#### STATED TASK
Repeat everything from the first line of the listing below through the line that contains "(0,0) rectangle (31.2,-21.12);", exactly. Leave out pictures.

#### RAW DATA
- - - - - - -

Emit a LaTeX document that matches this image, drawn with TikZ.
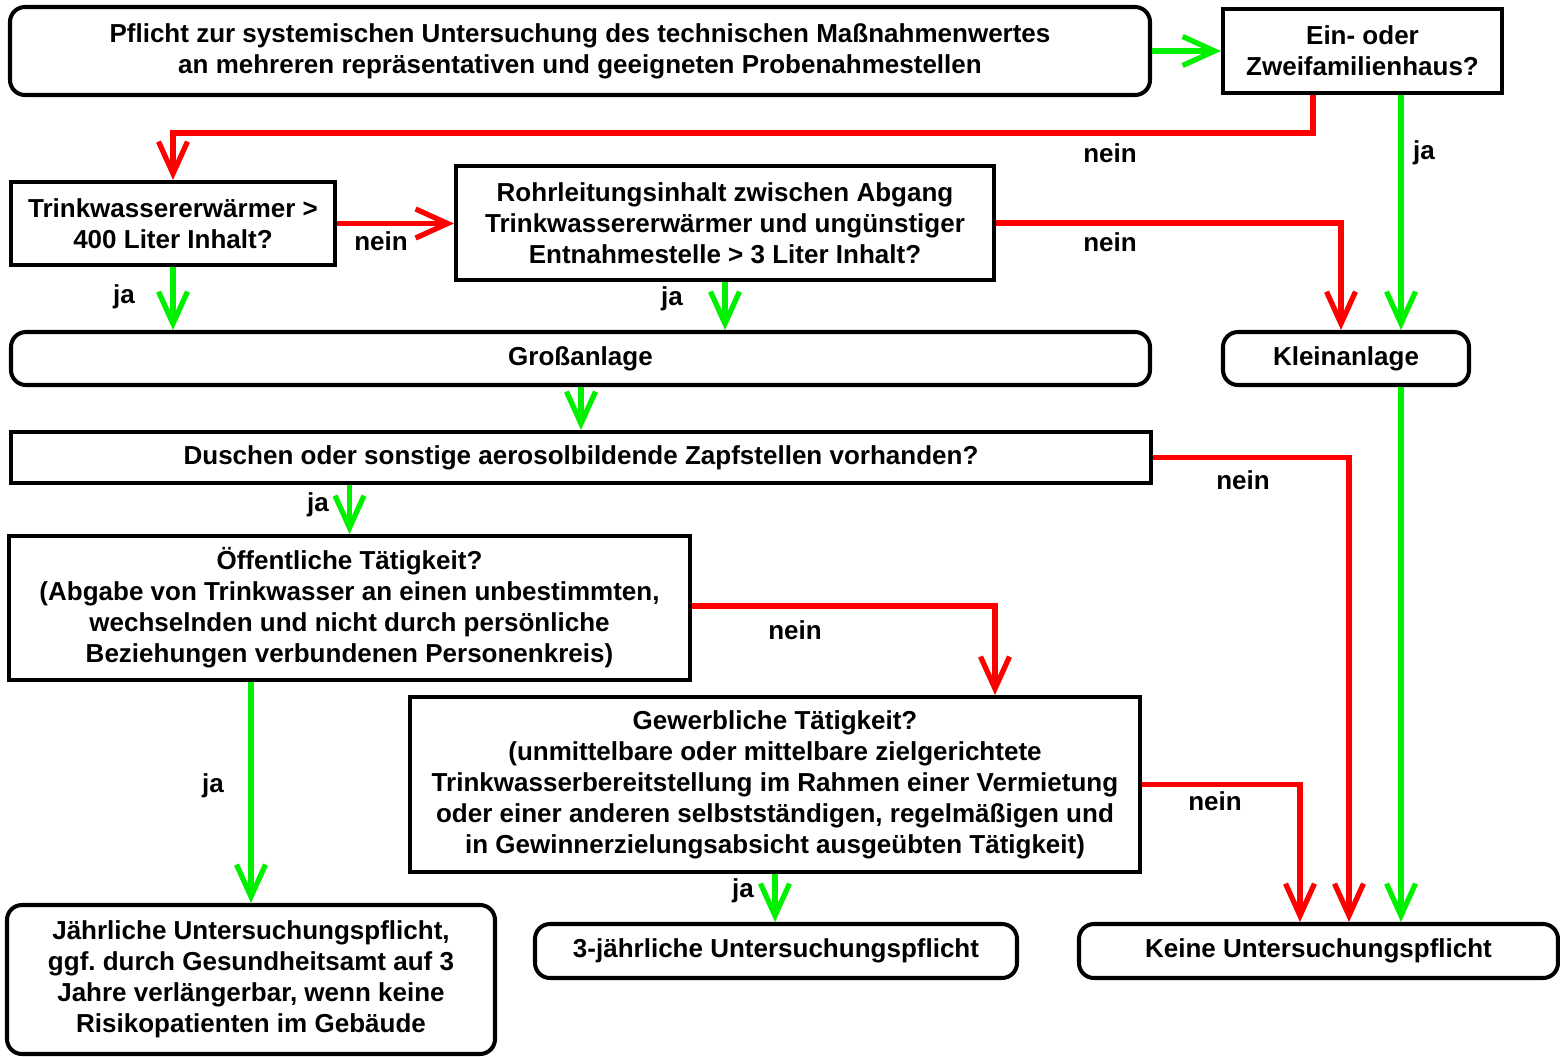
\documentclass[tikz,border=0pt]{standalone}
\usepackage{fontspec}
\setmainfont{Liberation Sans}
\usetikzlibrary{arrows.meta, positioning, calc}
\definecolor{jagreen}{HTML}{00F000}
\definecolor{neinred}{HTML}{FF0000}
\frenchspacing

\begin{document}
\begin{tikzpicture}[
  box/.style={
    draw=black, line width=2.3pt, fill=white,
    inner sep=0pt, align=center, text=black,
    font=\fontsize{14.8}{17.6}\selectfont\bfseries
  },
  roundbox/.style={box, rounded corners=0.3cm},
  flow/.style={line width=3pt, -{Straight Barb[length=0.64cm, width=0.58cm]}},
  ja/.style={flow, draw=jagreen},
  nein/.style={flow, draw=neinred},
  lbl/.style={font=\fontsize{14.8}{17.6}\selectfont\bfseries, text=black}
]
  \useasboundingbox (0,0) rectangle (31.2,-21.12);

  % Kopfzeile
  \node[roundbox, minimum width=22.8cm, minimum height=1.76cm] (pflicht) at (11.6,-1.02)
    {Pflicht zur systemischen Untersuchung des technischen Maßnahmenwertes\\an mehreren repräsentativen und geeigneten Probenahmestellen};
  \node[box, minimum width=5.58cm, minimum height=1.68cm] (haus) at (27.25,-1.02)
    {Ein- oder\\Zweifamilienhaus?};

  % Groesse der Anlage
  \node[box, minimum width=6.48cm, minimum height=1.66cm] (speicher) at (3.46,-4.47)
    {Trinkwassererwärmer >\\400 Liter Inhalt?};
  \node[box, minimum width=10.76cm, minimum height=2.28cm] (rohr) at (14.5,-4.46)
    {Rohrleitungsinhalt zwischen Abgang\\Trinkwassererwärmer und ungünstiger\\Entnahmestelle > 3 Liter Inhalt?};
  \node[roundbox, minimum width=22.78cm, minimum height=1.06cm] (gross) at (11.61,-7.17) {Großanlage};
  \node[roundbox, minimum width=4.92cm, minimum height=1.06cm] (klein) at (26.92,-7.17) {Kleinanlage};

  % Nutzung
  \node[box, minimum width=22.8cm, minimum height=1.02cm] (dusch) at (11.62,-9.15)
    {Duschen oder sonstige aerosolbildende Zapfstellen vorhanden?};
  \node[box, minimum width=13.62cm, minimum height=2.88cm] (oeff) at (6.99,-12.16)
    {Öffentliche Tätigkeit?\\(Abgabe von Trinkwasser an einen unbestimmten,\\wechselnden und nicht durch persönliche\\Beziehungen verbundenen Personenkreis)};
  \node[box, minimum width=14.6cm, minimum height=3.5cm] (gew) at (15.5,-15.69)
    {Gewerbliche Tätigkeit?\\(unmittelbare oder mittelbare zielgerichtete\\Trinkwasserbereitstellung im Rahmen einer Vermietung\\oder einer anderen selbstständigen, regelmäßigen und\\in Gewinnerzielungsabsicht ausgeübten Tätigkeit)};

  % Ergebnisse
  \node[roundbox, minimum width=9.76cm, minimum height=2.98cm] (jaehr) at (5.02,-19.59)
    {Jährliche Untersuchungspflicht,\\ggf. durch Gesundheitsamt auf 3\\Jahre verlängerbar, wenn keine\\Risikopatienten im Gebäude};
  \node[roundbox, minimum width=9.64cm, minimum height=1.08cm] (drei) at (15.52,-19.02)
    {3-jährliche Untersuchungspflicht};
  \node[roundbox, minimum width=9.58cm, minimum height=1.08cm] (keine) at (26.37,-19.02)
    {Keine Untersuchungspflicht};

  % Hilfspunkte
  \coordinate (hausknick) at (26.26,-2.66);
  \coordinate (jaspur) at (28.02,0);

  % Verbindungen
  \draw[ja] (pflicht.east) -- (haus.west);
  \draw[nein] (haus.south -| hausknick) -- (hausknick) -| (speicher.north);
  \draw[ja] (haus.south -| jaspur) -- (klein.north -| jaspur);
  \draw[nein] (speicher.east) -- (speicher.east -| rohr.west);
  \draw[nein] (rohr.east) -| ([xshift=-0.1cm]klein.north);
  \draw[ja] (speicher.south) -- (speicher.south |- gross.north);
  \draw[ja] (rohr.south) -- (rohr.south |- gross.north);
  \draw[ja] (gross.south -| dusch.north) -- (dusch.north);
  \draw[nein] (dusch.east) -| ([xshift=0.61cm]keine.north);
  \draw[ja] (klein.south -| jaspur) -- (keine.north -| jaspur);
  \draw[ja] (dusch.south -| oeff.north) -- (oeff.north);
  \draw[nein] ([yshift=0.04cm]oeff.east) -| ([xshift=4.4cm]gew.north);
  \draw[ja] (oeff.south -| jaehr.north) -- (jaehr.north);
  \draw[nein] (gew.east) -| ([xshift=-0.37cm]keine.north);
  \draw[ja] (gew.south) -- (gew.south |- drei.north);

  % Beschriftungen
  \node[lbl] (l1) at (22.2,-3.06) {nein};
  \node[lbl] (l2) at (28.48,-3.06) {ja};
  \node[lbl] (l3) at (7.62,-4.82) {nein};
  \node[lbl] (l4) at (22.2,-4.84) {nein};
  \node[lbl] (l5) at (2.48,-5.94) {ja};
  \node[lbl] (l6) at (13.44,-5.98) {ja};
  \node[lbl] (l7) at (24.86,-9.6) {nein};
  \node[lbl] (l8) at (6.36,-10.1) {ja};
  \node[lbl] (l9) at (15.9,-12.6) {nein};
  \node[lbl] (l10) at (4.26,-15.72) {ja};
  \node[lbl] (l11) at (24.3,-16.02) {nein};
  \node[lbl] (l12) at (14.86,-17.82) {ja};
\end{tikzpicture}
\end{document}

- - - - - - -

#### RIGHT ANSWER
Emit a LaTeX document that matches this image, drawn with TikZ.
\documentclass[tikz,border=0pt]{standalone}
\usepackage{fontspec}
\setmainfont{Liberation Sans}
\usetikzlibrary{arrows.meta, positioning, calc}
\definecolor{jagreen}{HTML}{00F000}
\definecolor{neinred}{HTML}{FF0000}
\frenchspacing

\begin{document}
\begin{tikzpicture}[
  box/.style={
    draw=black, line width=2.3pt, fill=white,
    inner sep=0pt, align=center, text=black,
    font=\fontsize{14.8}{17.6}\selectfont\bfseries
  },
  roundbox/.style={box, rounded corners=0.3cm},
  flow/.style={line width=3pt, -{Straight Barb[length=0.64cm, width=0.58cm]}},
  ja/.style={flow, draw=jagreen},
  nein/.style={flow, draw=neinred},
  lbl/.style={font=\fontsize{14.8}{17.6}\selectfont\bfseries, text=black}
]
  \useasboundingbox (0,0) rectangle (31.2,-21.12);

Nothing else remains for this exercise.